>>>
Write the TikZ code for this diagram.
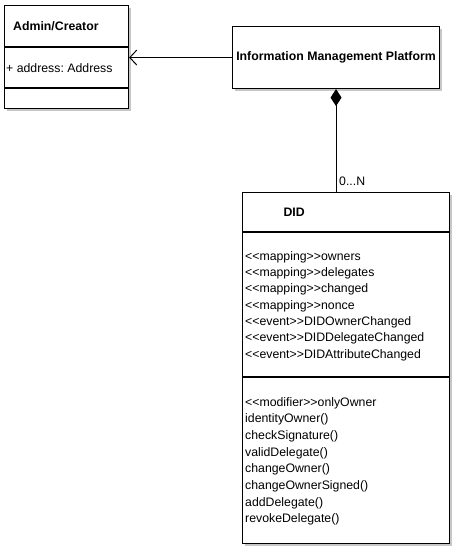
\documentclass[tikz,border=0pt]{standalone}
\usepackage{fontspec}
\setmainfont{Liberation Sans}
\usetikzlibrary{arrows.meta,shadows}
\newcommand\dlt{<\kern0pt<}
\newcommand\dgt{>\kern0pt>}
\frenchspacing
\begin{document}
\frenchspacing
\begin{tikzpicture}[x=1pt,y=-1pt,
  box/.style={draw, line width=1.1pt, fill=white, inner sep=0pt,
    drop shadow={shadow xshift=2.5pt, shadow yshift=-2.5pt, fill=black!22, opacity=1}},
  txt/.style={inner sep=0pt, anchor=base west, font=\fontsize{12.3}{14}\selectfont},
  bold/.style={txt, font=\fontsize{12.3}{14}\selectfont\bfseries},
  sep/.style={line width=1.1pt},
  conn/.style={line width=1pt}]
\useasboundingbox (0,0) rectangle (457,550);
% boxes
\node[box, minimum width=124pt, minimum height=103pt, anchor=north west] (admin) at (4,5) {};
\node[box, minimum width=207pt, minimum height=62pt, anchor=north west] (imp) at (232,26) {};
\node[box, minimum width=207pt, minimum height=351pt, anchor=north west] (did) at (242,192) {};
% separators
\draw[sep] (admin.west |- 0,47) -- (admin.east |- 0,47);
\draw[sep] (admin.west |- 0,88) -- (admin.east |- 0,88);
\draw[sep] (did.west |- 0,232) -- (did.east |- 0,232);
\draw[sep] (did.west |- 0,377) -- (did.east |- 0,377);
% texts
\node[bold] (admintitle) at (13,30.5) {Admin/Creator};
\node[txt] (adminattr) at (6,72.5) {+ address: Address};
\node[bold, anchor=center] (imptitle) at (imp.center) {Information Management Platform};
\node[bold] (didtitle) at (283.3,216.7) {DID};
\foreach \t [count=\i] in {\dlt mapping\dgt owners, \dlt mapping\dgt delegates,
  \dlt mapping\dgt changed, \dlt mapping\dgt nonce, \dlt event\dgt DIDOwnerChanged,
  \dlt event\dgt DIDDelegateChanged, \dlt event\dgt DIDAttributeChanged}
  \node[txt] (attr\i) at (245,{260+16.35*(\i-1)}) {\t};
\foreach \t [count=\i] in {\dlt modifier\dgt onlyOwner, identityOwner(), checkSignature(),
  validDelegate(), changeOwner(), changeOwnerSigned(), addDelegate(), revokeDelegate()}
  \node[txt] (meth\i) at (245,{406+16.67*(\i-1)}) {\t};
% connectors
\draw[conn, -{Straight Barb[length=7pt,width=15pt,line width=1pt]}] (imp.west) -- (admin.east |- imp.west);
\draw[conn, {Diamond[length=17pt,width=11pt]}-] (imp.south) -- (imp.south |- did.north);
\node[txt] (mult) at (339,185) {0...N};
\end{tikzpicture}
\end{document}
<<<
Reproduce the whole listing word for word, setting aside any pictures.

Write the TikZ code for this diagram.
\documentclass[tikz,border=0pt]{standalone}
\usepackage{fontspec}
\setmainfont{Liberation Sans}
\usetikzlibrary{arrows.meta,shadows}
\newcommand\dlt{<\kern0pt<}
\newcommand\dgt{>\kern0pt>}
\frenchspacing
\begin{document}
\frenchspacing
\begin{tikzpicture}[x=1pt,y=-1pt,
  box/.style={draw, line width=1.1pt, fill=white, inner sep=0pt,
    drop shadow={shadow xshift=2.5pt, shadow yshift=-2.5pt, fill=black!22, opacity=1}},
  txt/.style={inner sep=0pt, anchor=base west, font=\fontsize{12.3}{14}\selectfont},
  bold/.style={txt, font=\fontsize{12.3}{14}\selectfont\bfseries},
  sep/.style={line width=1.1pt},
  conn/.style={line width=1pt}]
\useasboundingbox (0,0) rectangle (457,550);
% boxes
\node[box, minimum width=124pt, minimum height=103pt, anchor=north west] (admin) at (4,5) {};
\node[box, minimum width=207pt, minimum height=62pt, anchor=north west] (imp) at (232,26) {};
\node[box, minimum width=207pt, minimum height=351pt, anchor=north west] (did) at (242,192) {};
% separators
\draw[sep] (admin.west |- 0,47) -- (admin.east |- 0,47);
\draw[sep] (admin.west |- 0,88) -- (admin.east |- 0,88);
\draw[sep] (did.west |- 0,232) -- (did.east |- 0,232);
\draw[sep] (did.west |- 0,377) -- (did.east |- 0,377);
% texts
\node[bold] (admintitle) at (13,30.5) {Admin/Creator};
\node[txt] (adminattr) at (6,72.5) {+ address: Address};
\node[bold, anchor=center] (imptitle) at (imp.center) {Information Management Platform};
\node[bold] (didtitle) at (283.3,216.7) {DID};
\foreach \t [count=\i] in {\dlt mapping\dgt owners, \dlt mapping\dgt delegates,
  \dlt mapping\dgt changed, \dlt mapping\dgt nonce, \dlt event\dgt DIDOwnerChanged,
  \dlt event\dgt DIDDelegateChanged, \dlt event\dgt DIDAttributeChanged}
  \node[txt] (attr\i) at (245,{260+16.35*(\i-1)}) {\t};
\foreach \t [count=\i] in {\dlt modifier\dgt onlyOwner, identityOwner(), checkSignature(),
  validDelegate(), changeOwner(), changeOwnerSigned(), addDelegate(), revokeDelegate()}
  \node[txt] (meth\i) at (245,{406+16.67*(\i-1)}) {\t};
% connectors
\draw[conn, -{Straight Barb[length=7pt,width=15pt,line width=1pt]}] (imp.west) -- (admin.east |- imp.west);
\draw[conn, {Diamond[length=17pt,width=11pt]}-] (imp.south) -- (imp.south |- did.north);
\node[txt] (mult) at (339,185) {0...N};
\end{tikzpicture}
\end{document}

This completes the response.